Ad essere maggiormente colpite dall’epidemia si confermano le regioni Lombardia, Veneto ed Emilia Romagna con, rispettivamente, 552, 189 e 213 casi. Critica resta anche la situazione nella provincia di Savona, l’unica, secondo il governatore della Liguria Giovanni Toti “su cui bisogna ancora mantenere una stretta osservanza” perché qui c’è “un vero e proprio cluster di contagio”. Intanto è in corso il trasferimento dagli hotel di Alassio delle comitive di piemontesi e di lombardi che verrà completato entro questa sera. A preoccupare i governatori, che oggi si sono riuniti in videoconferenza con il premier Giuseppe Conte, è anche l’emergenza negli ospedali, in particolare quelli lombardi. Per risolvere la pressione sugli ospedali di Lodi e Cremona la Regione Lombardia sta lavorando con il governo per inserire nel decreto, che da oggi prenderà il posto delle singole ordinanze, la “possibilità di assumere pensionati sia medici che infermieri”.
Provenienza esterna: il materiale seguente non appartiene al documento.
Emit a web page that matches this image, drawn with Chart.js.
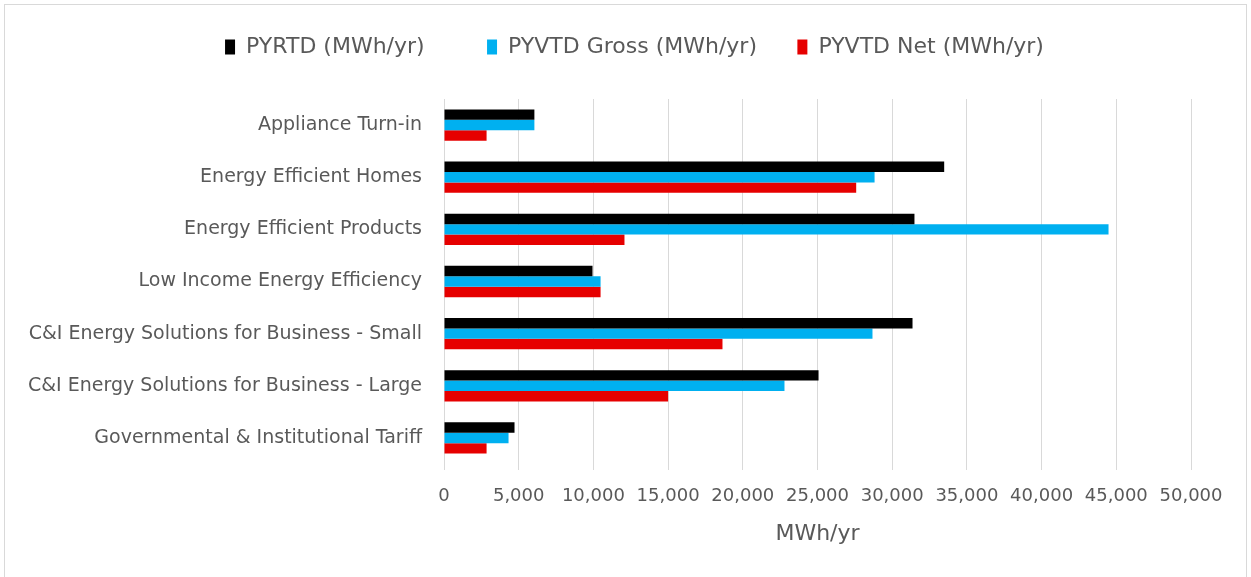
<!DOCTYPE html>
<html>
<head>
<meta charset="utf-8">
<script src="https://cdn.jsdelivr.net/npm/chart.js@4"></script>
<style>
html,body{margin:0;padding:0;background:#fff;}
#wrap{position:relative;width:1251px;height:577px;overflow:hidden;}
#frame{position:absolute;left:4px;top:4px;width:1243px;height:580px;border:1px solid #d9d9d9;box-sizing:border-box;}
canvas{position:absolute;left:0;top:0;}
</style>
</head>
<body>
<div id="wrap">
<div id="frame"></div>
<canvas id="savingsChart" width="1251" height="577"></canvas>
</div>
<script>

// Program savings (MWh/yr)

const programs=[
'Appliance Turn-in',
'Energy Efficient Homes',
'Energy Efficient Products',
'Low Income Energy Efficiency',
'C&I Energy Solutions for Business - Small',
'C&I Energy Solutions for Business - Large',
'Governmental & Institutional Tariff'
];

const pyrtd=[6050,33480,31490,9940,31360,25070,4720];
const pyvtdGross=[6050,28820,44480,10480,28680,22790,4320];
const pyvtdNet=[2850,27590,12080,10480,18640,15000,2850];

const seriesNames=['PYRTD (MWh/yr)','PYVTD Gross (MWh/yr)','PYVTD Net (MWh/yr)'];
const axisTicks=[0,5000,10000,15000,20000,25000,30000,35000,40000,45000,50000];

const textColor='#595959';
const gridColor='#d9d9d9';
const fontFamily="'DejaVu Sans', sans-serif";

// extra room after each legend entry, and nudge of the whole legend
const legendTail=['\u2003\u2009','\u2009',''];
const legendShift=34;

// legend takes the whole band above the plot
const legendRoom={
id:'legendRoom',
beforeInit(chart){
const legend=chart.legend;
if(!legend)return;
const fit=legend.fit;
legend.fit=function(){fit.call(this);this.height=99;};
const draw=legend._draw;
legend._draw=function(){
this.ctx.save();
this.ctx.translate(legendShift,0);
draw.call(this);
this.ctx.restore();
};
}
};

const savingsChart=document.getElementById("savingsChart");

if(savingsChart){

new Chart(savingsChart,{

type:'bar',

data:{
labels:programs,
datasets:[
{label:seriesNames[0],data:pyrtd,backgroundColor:'#000000'},
{label:seriesNames[1],data:pyvtdGross,backgroundColor:'#00b0f0'},
{label:seriesNames[2],data:pyvtdNet,backgroundColor:'#e60000'}
]
},

plugins:[legendRoom],

options:{
indexAxis:'y',
responsive:false,
animation:false,
datasets:{bar:{categoryPercentage:0.6,barPercentage:1.0}},
layout:{padding:{left:10,right:60,top:0,bottom:15}},
plugins:{
tooltip:{enabled:false},
legend:{
position:'top',
labels:{
color:textColor,
font:{family:fontFamily,size:22},
boxWidth:10,
boxHeight:15,
padding:36,
generateLabels(chart){
const items=Chart.defaults.plugins.legend.labels.generateLabels(chart);
items.forEach((it,i)=>{it.text+=legendTail[i];});
return items;
}
}
}
},
scales:{
x:{
min:0,
max:50000,
afterBuildTicks(scale){scale.ticks=axisTicks.map(v=>({value:v}));},
afterFit(scale){scale.height=98;},
grid:{color:gridColor,lineWidth:1,drawTicks:true,tickLength:6,tickColor:gridColor},
border:{display:false},
ticks:{
color:textColor,
font:{family:fontFamily,size:18},
padding:16,
callback:v=>v.toLocaleString('en-US')
},
title:{
display:true,
text:'MWh/yr',
color:textColor,
font:{family:fontFamily,size:22},
padding:{top:0,bottom:15}
}
},
y:{
afterFit(scale){scale.width=434;},
grid:{display:false,drawTicks:false},
border:{display:false},
ticks:{
color:textColor,
font:{family:fontFamily,size:19},
padding:22
}
}
}
}

});

}

</script>
</body>
</html>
Non ci sarebbe invece un’emergenza di posti letto in terapia intensiva in Emilia-Romagna, secondo quanto riferito dal governatore Stefano Bonaccini che si è detto pronto ad aiutare gli ospedali in difficoltà nelle altre regioni. Ma ad allarmare è anche l’impatto economico che il coronavirus avrà sull’economia italiana: sia per le restrizioni previste dai decreti che per le misure di contenimento dell’epidemia adottate all’estero che penalizzeranno l’export e il turismo del nostro Paese. “Abbiamo bisogno di misure straordinarie, bisogna essere tempestivi ed efficaci”, ha detto l’assessore al Bilancio della Lombardia Davide Carlo Caparini, definendo “insufficienti” le misure prese dal governo.

Capitolo chiusura delle scuole: il problema è stato affronta ieri dal premier Conte nel vertice alla Protezione civile. Continua lo scontro con la Regione Marche e il governatore Luca Ceriscioli che però si arrende: da domani scuole aperte. Il premier invita alla calma: “Il Comitato tecnico scientifico è al lavoro, per le tre regioni interessate adotteremo misure di prudenza che si distingueranno dalle altre”. Il punto è se prolungare ulteriormente la chiusura delle scuole di Lombardia, Emilia Romagna e Veneto: di sicuro i cancelli non si apriranno (almeno) per un’altra settimana, mentre in Liguria le lezioni saranno regolari da domani, tranne a Savona che, come il Piemonte, farà suonare le campanelle solo mercoledì. Decisioni che incontrano il parere favorevole della Federazione medici pediatri. La strada per la normalizzazione, però, è ancora lunga come spiega Silvio Brusaferro, presidente dell’Istituto superiore della sanità: “L’effetto delle misure che sono state adottate la scorsa settimana non si potrà vedere prima di 8-10 giorni, perchè ci vogliono circa 14 giorni per capire l’effetto nel tempo esattamente dato dal tetto di incubazione. Quindi i casi che noi oggi segnaliamo sono casi che molto verosimilmente, nella stragrande maggioranza, hanno contratto l’infezione prima che adottassimo queste misure”.